Then how much pressure is it?
2004 W. Beaty

If voltage is like pressure, then how many hydraulic PSI equals one volt?

Let's make a bunch of assumptions. Looking around on various pages of hydraulic backhoe pumps, I find that a 30 cubic in/sec flow rate pump can run at 1500 psi, transferring about 5 kilowatts. What are the typical hose diameters like? Maybe 1" inside?

So, if a 5KW DC motor runs at 240v and 20 amps, and if the wires are equal in size to the hydraulic hoses above, then what hydraulic pressure "equals" one volt of potential?

The speed of the "electron fluid" is slow, but the speed of the hydraulic fluid in the hoses is fast. Pressure will have an inverse change (since watts is proportional to fluid speed times pressure diff.: we must raise pressure while slowing the flow, so that power in both examples is the same.) The speed of hydraulic fluid in the above example is about 30 in/sec. Using /miscon/speed.html, the speed of charge carriers for 20 amps in 2cm solid copper "hoses" is around .0002"/sec.

Therefore, if a hydraulic system was flowing at .0002" per second rather than 30" per second, yet was still delivering 5 kilowatts, the pressure would have to be proportionally higher than 1500 psi.

I make it out to be...

  • 1 volt potential "equals" a hydraulic pressure of 1,000,000 psi
Very rough calculations, lots of weird assumptions, might be off by 2x or 10x.

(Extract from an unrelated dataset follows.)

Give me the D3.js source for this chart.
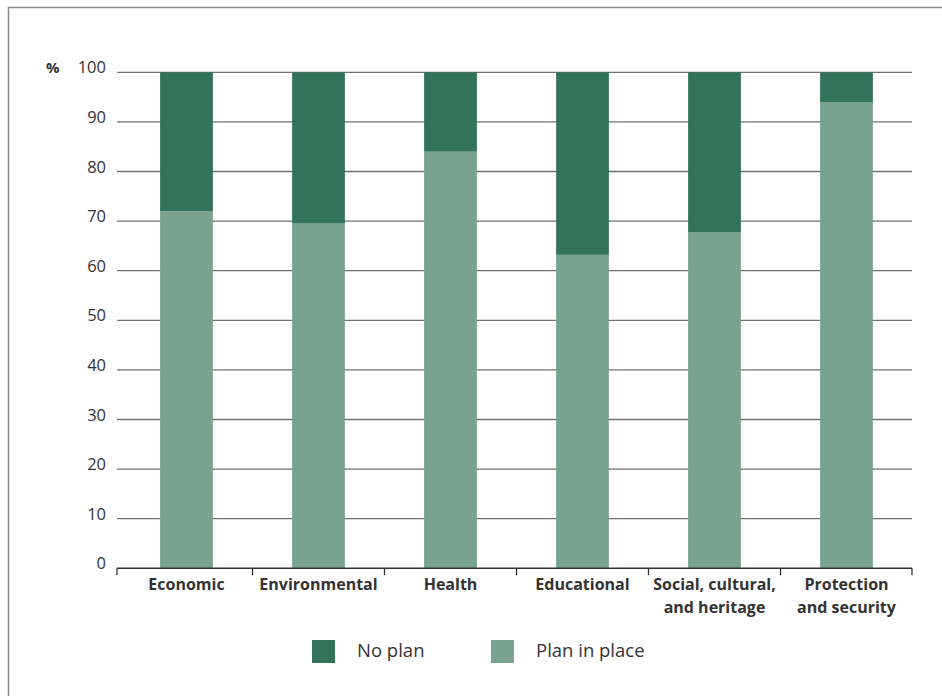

Huh. So that's why electrons can flow so slowly in everyday circuitry. The "working pressures" in simple electric circuits are astronomical, when compared to the pressures in hoses in industrial hydraulics. And the resistance of wires is terrible, it's huge: like pumping hydraulic fluid through fine gravel or powder. Even worse than that! Electric circuits are like pumping warm tar through pipes full of packed sand. If it moves fast enough for humans to notice the motion, it would char itself from the frictional heating. Circuitry has high pressure, slow flow, and not much heating caused by excruciating slow fluid-flow in the mile-long tubes of sand, tubes called "the power grid."

And think about AC power systems. It's not just one volt anymore. Sending megawatts down an AC line is like sending sound energy at 60Hz along a long column of fluid, with the sound pressure being hundreds of billions of PSI, and the fluid inside the pipes only vibrating microscopically back and forth.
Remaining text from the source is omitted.